Impossibile dimenticare le fotografie del Ministro degli Esteri iraniano Mohammad Javad Zarif sul balcone dell’Hotel a Ginevra che, ridendo come al varietà, faceva vedere ai giornalisti appostati i fogli dell’accordo come fosse stata carta igienica in procinto di essere usata. Non possiamo ignorare che l’Europa, sia come Unione Europea che come singoli Stati, con le due ultime lady Pesc Catherine Margaret Ashton, baronessa Ashton di Uphollandin e Federica Mogherini che, come delle brave Dhimmi sottomesse, sono sempre state più impegnate a trovare il velo da mettersi in testa in tinta con le scarpe e la borsetta che non a capire che le donne iraniane avrebbero fatto di tutto per bruciarli quei veli. Ma alle due Lady Pesc in nome e nell’interesse di qualcuno o di qualcosa che con l’Europa libera e democratica dei Padri Fondatori non ha nulla a che vedere, hanno sempre portato avanti una politica ambigua nella ricerca di tutti i modi possibili per aggirare le sanzioni americane anche prima dell’avvento alla Casa Bianca del premio Nobel per la pace, l’inventore delle primavere, pardon, degli autunni arabi che nel caso dell’Iran, che nazione araba non è, si sono trasformati in Inverni sciiti.

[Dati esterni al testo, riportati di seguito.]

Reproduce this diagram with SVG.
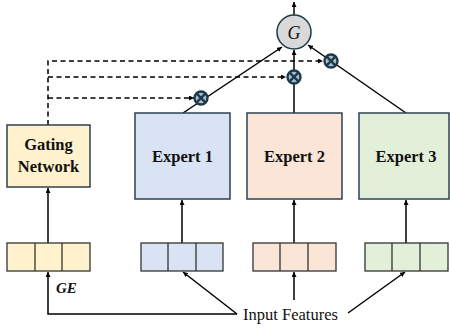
<svg xmlns="http://www.w3.org/2000/svg" width="450" height="328" viewBox="0 0 450 328">
<defs>
<marker id="ah" viewBox="0 0 10 10" refX="10" refY="5" markerWidth="5" markerHeight="5" orient="auto-start-reverse" markerUnits="userSpaceOnUse">
<path d="M0,0 L10,5 L0,10 z" fill="#000"/>
</marker>
<style>
.box{stroke:#2e4150;stroke-width:1.5}
.cell{stroke:#333;stroke-width:1.3}
.lbl{font-family:"Liberation Serif",serif;font-weight:bold;font-size:16.5px;text-anchor:middle;fill:#111}
.ln{stroke:#000;stroke-width:1.5;fill:none}
.dash{stroke:#000;stroke-width:1.5;fill:none;stroke-dasharray:5,3.5}
.mul circle{fill:#a8bccb;stroke:#1e3a4a;stroke-width:2.4}
.mul path{stroke:#1e3a4a;stroke-width:2.4}
</style>
</defs>
<rect width="450" height="328" fill="#fff"/>
<g id="connectors">
<line class="ln" x1="48" y1="243" x2="48" y2="188" marker-end="url(#ah)"/>
<line class="ln" x1="182" y1="243" x2="182" y2="200" marker-end="url(#ah)"/>
<line class="ln" x1="294" y1="243" x2="294" y2="200" marker-end="url(#ah)"/>
<line class="ln" x1="406" y1="243" x2="406" y2="200" marker-end="url(#ah)"/>
<polyline class="ln" points="237,314 48,314 48,272" marker-end="url(#ah)"/>
<line class="ln" x1="237" y1="314" x2="183" y2="272" marker-end="url(#ah)"/>
<line class="ln" x1="294" y1="300" x2="294" y2="272" marker-end="url(#ah)"/>
<line class="ln" x1="348" y1="313" x2="405" y2="272" marker-end="url(#ah)"/>
<line class="ln" x1="183" y1="113" x2="282" y2="47" marker-end="url(#ah)"/>
<line class="ln" x1="294" y1="113" x2="294" y2="50" marker-end="url(#ah)"/>
<line class="ln" x1="406" y1="113" x2="308" y2="45" marker-end="url(#ah)"/>
<line class="ln" x1="294" y1="15" x2="294" y2="2" marker-end="url(#ah)"/>
<polyline class="dash" points="48,125 48,61 323,61" marker-end="url(#ah)"/>
<polyline class="dash" points="48,77 286,77" marker-end="url(#ah)"/>
<polyline class="dash" points="48,98 194,98" marker-end="url(#ah)"/>
</g>
<g id="mult1" class="mul"><circle cx="201" cy="98" r="6.5"/><path d="M196.4,93.4 L205.6,102.6 M205.6,93.4 L196.4,102.6"/></g>
<g id="mult2" class="mul"><circle cx="294" cy="77" r="6.5"/><path d="M289.4,72.4 L298.6,81.6 M298.6,72.4 L289.4,81.6"/></g>
<g id="mult3" class="mul"><circle cx="331" cy="61" r="6.5"/><path d="M326.4,56.4 L335.6,65.6 M335.6,56.4 L326.4,65.6"/></g>
<g id="G">
<circle cx="294" cy="32" r="17" fill="#d9d9d9" stroke="#1e3a4a" stroke-width="1.5"/>
<text x="294" y="38.5" font-family="Liberation Serif,serif" font-style="italic" font-size="18" text-anchor="middle" fill="#111">G</text>
</g>
<g id="gating">
<rect class="box" x="7" y="125" width="83" height="62" fill="#fff2cc"/>
<text class="lbl" x="48.5" y="150">Gating</text>
<text class="lbl" x="48.5" y="172">Network</text>
</g>
<g id="expert1">
<rect class="box" x="135" y="113" width="95" height="86" fill="#dae3f3"/>
<text class="lbl" x="182.5" y="162">Expert 1</text>
</g>
<g id="expert2">
<rect class="box" x="247" y="113" width="95" height="86" fill="#fbe5d6"/>
<text class="lbl" x="294.5" y="162">Expert 2</text>
</g>
<g id="expert3">
<rect class="box" x="359" y="113" width="90" height="86" fill="#e2f0d9"/>
<text class="lbl" x="406" y="162">Expert 3</text>
</g>
<g id="vec-gating">
<rect class="cell" x="7" y="243" width="83" height="28" fill="#fff2cc"/>
<path class="cell" d="M35,243 V271 M62,243 V271"/>
</g>
<g id="vec-expert1">
<rect class="cell" x="141" y="243" width="82" height="28" fill="#dae3f3"/>
<path class="cell" d="M168,243 V271 M196,243 V271"/>
</g>
<g id="vec-expert2">
<rect class="cell" x="253" y="243" width="83" height="28" fill="#fbe5d6"/>
<path class="cell" d="M280,243 V271 M308,243 V271"/>
</g>
<g id="vec-expert3">
<rect class="cell" x="365" y="243" width="83" height="28" fill="#e2f0d9"/>
<path class="cell" d="M392,243 V271 M420,243 V271"/>
</g>
<g id="labels">
<text x="56" y="293" font-family="Liberation Serif,serif" font-weight="bold" font-style="italic" font-size="15" fill="#111">GE</text>
<text x="290.5" y="320" font-family="Liberation Serif,serif" font-size="16.5" text-anchor="middle" fill="#111">Input Features</text>
</g>
</svg>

Anche la “grande stampa” ha le sue responsabilità ed ha sporcato sia l’etica dell’informazione che il dovere nei confronti dei lettori, ogni volta che ha evitato di affrontare l’argomento Iran o, quando lo ha fatto, lo ha minimizzato. Per non parlare poi della politica internazionale che non ha mai risposto alle richieste di aiuto che arrivano dai giovani iraniani o del Consiglio di Sicurezza dell’Onu che non si è mai azzardato a riunirsi per discutere un argomento come i diritti umani in Iran neanche fosse un dogma divino da accettare per come è scritto, un dogma che non doveva mai essere discusso. Neppure quando le fotografie di centinaia di impiccati che penzolavano dalle gru facevano il giro del mondo, come se nelle commissioni anziché i più importanti politici internazionali ci fossero state le tre scimmiette che non vedono, non parlano e neanche sentono.

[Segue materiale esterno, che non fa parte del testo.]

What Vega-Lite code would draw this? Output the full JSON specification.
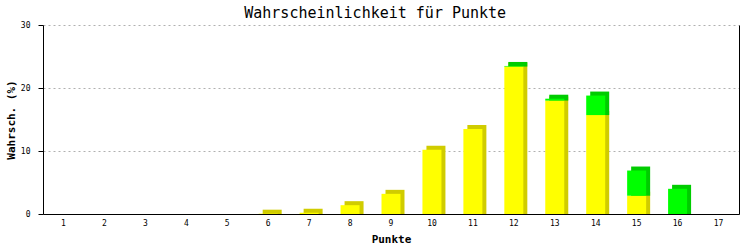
{
  "$schema": "https://vega.github.io/schema/vega-lite/v6.json",
  "width": 696,
  "height": 189,
  "autosize": {"type": "none"},
  "padding": {"left": 43, "top": 25, "right": 14, "bottom": 36},
  "background": "white",
  "title": {
    "text": "Wahrscheinlichkeit für Punkte",
    "font": "DejaVu Sans Mono",
    "fontSize": 15,
    "fontWeight": "normal",
    "color": "black",
    "anchor": "middle",
    "frame": "bounds",
    "offset": 0,
    "dx": 3
  },
  "config": {
    "view": {"stroke": null},
    "axis": {
      "labelFont": "DejaVu Sans Mono",
      "labelFontSize": 8,
      "labelColor": "black",
      "titleFont": "DejaVu Sans Mono",
      "titleFontSize": 11,
      "titleFontWeight": "bold",
      "titleColor": "black",
      "domainColor": "black",
      "tickColor": "black"
    }
  },
  "data": {
    "values": [
      {"Punkte": "6", "Serie": "A", "Wert": 0.05},
      {"Punkte": "7", "Serie": "A", "Wert": 0.2},
      {"Punkte": "8", "Serie": "A", "Wert": 1.4},
      {"Punkte": "9", "Serie": "A", "Wert": 3.2},
      {"Punkte": "10", "Serie": "A", "Wert": 10.2},
      {"Punkte": "11", "Serie": "A", "Wert": 13.5},
      {"Punkte": "12", "Serie": "A", "Wert": 23.4},
      {"Punkte": "12", "Serie": "B", "Wert": 0.1},
      {"Punkte": "13", "Serie": "A", "Wert": 18.0},
      {"Punkte": "13", "Serie": "B", "Wert": 0.3},
      {"Punkte": "14", "Serie": "A", "Wert": 15.7},
      {"Punkte": "14", "Serie": "B", "Wert": 3.1},
      {"Punkte": "15", "Serie": "A", "Wert": 2.9},
      {"Punkte": "15", "Serie": "B", "Wert": 4.0},
      {"Punkte": "16", "Serie": "B", "Wert": 4.0}
    ]
  },
  "transform": [
    {"stack": "Wert", "groupby": ["Punkte"], "sort": [{"field": "Serie", "order": "ascending"}], "as": ["Wert_lo", "Wert_hi"]}
  ],
  "encoding": {
    "x": {
      "field": "Punkte",
      "type": "ordinal",
      "sort": ["1","2","3","4","5","6","7","8","9","10","11","12","13","14","15","16","17"],
      "scale": {
        "domain": ["1","2","3","4","5","6","7","8","9","10","11","12","13","14","15","16","17"],
        "paddingInner": 0.536,
        "paddingOuter": 0.268
      },
      "axis": {
        "title": "Punkte",
        "labelAngle": 0,
        "ticks": false,
        "labelPadding": 5,
        "titlePadding": 6
      }
    }
  },
  "layer": [
    {
      "mark": {"type": "bar", "xOffset": 4, "x2Offset": 4, "yOffset": -4, "y2Offset": 0},
      "encoding": {
        "y": {
          "field": "Wert_hi",
          "type": "quantitative",
          "scale": {"domain": [0, 30], "nice": false},
          "axis": {
            "orient": "right",
            "labels": false,
            "ticks": false,
            "grid": false,
            "title": null
          }
        },
        "y2": {"field": "Wert_lo"},
        "color": {
          "field": "Serie",
          "type": "nominal",
          "scale": {"domain": ["A", "B"], "range": ["#D0CC00", "#00CC00"]},
          "legend": null
        }
      }
    },
    {
      "mark": {"type": "bar"},
      "encoding": {
        "y": {
          "field": "Wert_hi",
          "type": "quantitative",
          "scale": {"domain": [0, 30], "nice": false},
          "axis": {
            "orient": "left",
            "values": [0, 10, 20, 30],
            "title": "Wahrsch. (%)",
            "tickSize": 5,
            "labelPadding": 8,
            "titlePadding": 4,
            "grid": true,
            "gridColor": "#b0b0b0",
            "gridDash": [2, 3],
            "gridWidth": 1
          }
        },
        "y2": {"field": "Wert_lo"},
        "color": {
          "field": "Serie",
          "type": "nominal",
          "scale": {"domain": ["A", "B"], "range": ["#FFFF00", "#00FF00"]},
          "legend": null
        }
      }
    }
  ],
  "resolve": {"scale": {"y": "independent", "color": "independent"}, "axis": {"y": "independent"}}
}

In conclusione, visto che al ridicolo non c’è mai fine, secondo alcune fonti l’Italia e l’Iran stanno lavorando a un incontro tra i rispettivi Ministri degli Esteri, Luigi Di Maio e Mohammad Javad Zarif. Sembrerebbe che il governo italiano, come se non avesse altri problemi interni urgenti e gravi da affrontare, invece di condannare e prendere iniziative contro la repressione in atto voglia invece diventare negoziatore tra Iran e Stati Uniti. Se questo risultasse vero rimarrebbe come una macchia sulla coscienza della nazione intera, una macchia difficile da dimenticare e impossibile da perdonare. (qui)

Può essere forse di qualche conforto ricordare che le donne iraniane sono state, come ho mostrato qui, quelle che contro l’oppressione khomeninista hanno lottato fino all’ultimo:

forse, chissà, saranno di nuovo loro a riportare la luce dopo la lunga tenebra.